§ **Request**
The lines to print start at the one containing "Write a Python" and end at the one containing "from matplotlib.patches import Patch"; print them exactly, ends included, and only them.

§ **Extracted records**
— Begin —

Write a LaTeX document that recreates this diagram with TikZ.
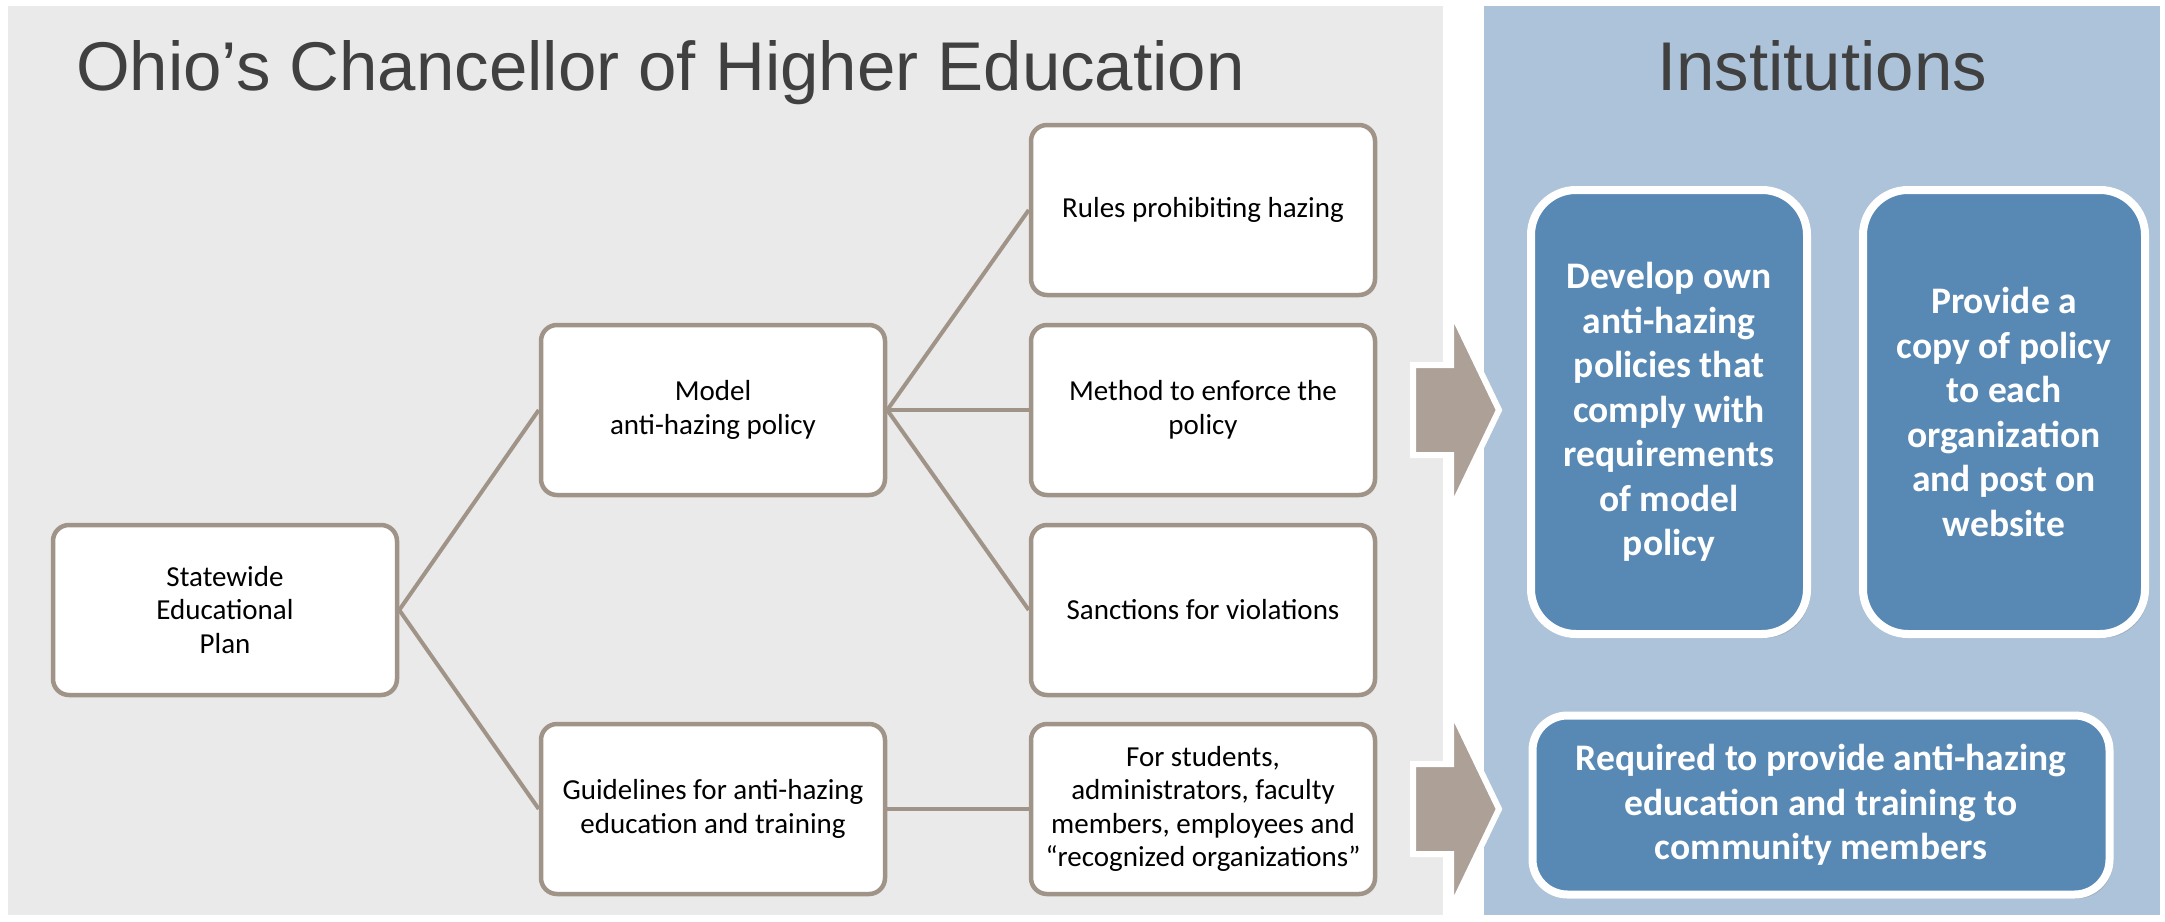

— End —
— Begin —

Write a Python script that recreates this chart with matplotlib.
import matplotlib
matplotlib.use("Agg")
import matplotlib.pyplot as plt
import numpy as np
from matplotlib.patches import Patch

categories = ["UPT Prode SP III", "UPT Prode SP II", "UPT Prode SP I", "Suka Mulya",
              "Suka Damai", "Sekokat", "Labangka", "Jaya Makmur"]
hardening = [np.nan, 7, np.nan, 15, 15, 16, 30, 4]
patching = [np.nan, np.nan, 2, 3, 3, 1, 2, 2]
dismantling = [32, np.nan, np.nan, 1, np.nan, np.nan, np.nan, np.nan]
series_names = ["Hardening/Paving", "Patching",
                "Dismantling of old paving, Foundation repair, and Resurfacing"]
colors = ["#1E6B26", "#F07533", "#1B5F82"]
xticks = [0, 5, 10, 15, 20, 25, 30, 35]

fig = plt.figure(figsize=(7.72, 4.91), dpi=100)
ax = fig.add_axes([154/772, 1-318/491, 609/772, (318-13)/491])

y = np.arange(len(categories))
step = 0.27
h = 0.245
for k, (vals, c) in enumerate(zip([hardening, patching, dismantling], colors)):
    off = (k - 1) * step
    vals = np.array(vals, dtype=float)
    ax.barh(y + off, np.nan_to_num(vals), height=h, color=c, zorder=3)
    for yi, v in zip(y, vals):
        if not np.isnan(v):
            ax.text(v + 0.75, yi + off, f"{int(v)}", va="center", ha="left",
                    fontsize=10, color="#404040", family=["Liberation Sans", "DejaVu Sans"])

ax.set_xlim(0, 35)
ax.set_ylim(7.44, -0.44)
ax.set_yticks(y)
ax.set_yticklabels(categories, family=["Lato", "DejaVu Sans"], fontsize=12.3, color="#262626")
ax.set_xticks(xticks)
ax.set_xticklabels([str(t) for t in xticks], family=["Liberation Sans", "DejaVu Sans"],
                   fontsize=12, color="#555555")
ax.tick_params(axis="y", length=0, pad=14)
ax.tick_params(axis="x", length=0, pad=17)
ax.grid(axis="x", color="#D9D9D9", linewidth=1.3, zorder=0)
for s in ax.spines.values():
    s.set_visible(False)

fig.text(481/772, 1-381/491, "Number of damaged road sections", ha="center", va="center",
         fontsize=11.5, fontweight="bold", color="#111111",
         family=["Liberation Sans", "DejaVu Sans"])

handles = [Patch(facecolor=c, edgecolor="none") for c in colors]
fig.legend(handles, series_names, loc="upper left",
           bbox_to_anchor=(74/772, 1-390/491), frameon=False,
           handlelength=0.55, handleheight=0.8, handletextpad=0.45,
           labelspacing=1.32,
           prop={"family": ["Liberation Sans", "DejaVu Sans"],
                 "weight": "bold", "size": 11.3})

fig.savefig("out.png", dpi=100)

— End —
— Begin —

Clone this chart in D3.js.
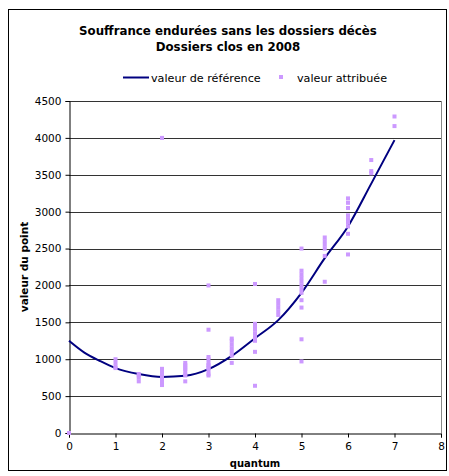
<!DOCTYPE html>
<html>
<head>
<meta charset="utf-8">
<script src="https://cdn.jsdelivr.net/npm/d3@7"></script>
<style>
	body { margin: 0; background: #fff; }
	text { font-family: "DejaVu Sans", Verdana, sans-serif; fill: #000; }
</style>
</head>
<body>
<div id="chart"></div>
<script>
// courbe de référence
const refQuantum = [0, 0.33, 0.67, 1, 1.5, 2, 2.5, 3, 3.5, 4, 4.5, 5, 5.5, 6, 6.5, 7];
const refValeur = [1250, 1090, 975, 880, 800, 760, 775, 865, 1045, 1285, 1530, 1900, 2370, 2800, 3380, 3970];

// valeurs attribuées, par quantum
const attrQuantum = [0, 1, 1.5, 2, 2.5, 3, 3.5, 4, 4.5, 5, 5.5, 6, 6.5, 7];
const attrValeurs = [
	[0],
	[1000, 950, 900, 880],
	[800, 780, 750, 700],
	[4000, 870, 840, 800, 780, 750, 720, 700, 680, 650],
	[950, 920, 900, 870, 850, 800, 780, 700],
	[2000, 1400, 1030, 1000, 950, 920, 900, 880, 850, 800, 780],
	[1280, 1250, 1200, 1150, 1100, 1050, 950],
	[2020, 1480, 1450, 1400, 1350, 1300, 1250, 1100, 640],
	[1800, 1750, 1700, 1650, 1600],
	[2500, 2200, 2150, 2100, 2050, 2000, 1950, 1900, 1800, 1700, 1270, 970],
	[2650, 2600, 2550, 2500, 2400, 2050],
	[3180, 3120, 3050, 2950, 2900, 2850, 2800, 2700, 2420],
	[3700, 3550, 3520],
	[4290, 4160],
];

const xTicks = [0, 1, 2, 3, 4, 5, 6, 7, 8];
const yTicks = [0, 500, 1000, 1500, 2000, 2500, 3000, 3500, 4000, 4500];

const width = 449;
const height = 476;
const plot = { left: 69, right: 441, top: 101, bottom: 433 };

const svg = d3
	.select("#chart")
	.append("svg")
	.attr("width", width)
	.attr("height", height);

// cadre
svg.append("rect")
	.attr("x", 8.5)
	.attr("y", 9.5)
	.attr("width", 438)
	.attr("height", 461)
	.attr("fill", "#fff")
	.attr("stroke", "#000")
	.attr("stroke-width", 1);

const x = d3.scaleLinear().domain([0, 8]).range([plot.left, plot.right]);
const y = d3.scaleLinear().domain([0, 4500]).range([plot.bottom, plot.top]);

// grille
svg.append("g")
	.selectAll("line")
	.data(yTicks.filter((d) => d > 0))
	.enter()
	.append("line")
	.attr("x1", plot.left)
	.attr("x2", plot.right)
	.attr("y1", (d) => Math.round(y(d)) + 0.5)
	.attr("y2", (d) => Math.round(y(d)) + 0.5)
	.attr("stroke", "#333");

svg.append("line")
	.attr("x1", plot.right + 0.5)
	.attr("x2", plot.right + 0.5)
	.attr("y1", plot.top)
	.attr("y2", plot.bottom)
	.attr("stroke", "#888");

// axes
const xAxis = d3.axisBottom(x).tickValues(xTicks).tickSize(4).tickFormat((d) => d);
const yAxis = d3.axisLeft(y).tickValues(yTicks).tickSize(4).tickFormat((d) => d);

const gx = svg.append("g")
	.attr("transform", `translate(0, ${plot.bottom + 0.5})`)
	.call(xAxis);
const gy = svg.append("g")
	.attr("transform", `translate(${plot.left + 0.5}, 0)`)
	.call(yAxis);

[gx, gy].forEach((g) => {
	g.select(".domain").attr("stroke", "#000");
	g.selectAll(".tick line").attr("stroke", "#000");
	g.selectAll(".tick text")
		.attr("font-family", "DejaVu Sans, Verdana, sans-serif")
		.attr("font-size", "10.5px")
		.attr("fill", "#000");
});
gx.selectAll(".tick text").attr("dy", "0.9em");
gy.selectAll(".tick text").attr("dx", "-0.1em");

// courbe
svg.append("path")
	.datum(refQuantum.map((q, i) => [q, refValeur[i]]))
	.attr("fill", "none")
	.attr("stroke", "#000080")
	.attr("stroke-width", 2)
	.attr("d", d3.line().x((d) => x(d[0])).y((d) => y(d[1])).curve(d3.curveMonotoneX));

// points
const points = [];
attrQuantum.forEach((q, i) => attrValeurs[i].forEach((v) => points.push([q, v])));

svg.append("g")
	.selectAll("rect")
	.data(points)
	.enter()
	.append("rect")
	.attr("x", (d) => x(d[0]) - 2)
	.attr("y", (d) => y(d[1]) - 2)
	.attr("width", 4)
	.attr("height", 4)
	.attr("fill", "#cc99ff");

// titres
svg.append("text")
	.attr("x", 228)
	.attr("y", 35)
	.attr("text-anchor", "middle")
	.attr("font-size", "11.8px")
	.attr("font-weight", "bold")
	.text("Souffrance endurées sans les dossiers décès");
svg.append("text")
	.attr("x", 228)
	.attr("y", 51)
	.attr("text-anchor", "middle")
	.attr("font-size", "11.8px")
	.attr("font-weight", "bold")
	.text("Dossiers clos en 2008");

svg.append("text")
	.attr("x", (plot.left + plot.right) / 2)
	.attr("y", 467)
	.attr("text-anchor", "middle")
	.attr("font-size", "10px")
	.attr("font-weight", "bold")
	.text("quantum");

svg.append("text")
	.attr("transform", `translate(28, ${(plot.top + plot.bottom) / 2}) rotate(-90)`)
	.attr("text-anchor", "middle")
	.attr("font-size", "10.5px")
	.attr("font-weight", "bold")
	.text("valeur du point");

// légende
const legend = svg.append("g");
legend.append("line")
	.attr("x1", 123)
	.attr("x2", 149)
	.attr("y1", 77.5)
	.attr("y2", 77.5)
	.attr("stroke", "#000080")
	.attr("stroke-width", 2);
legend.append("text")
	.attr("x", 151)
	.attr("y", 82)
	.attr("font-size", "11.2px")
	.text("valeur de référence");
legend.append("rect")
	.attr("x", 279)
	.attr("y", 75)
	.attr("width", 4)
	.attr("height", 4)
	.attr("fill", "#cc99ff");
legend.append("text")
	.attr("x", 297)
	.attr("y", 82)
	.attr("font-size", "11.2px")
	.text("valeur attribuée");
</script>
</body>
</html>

— End —

§ **Written answer**
Write a Python script that recreates this chart with matplotlib.
import matplotlib
matplotlib.use("Agg")
import matplotlib.pyplot as plt
import numpy as np
from matplotlib.patches import Patch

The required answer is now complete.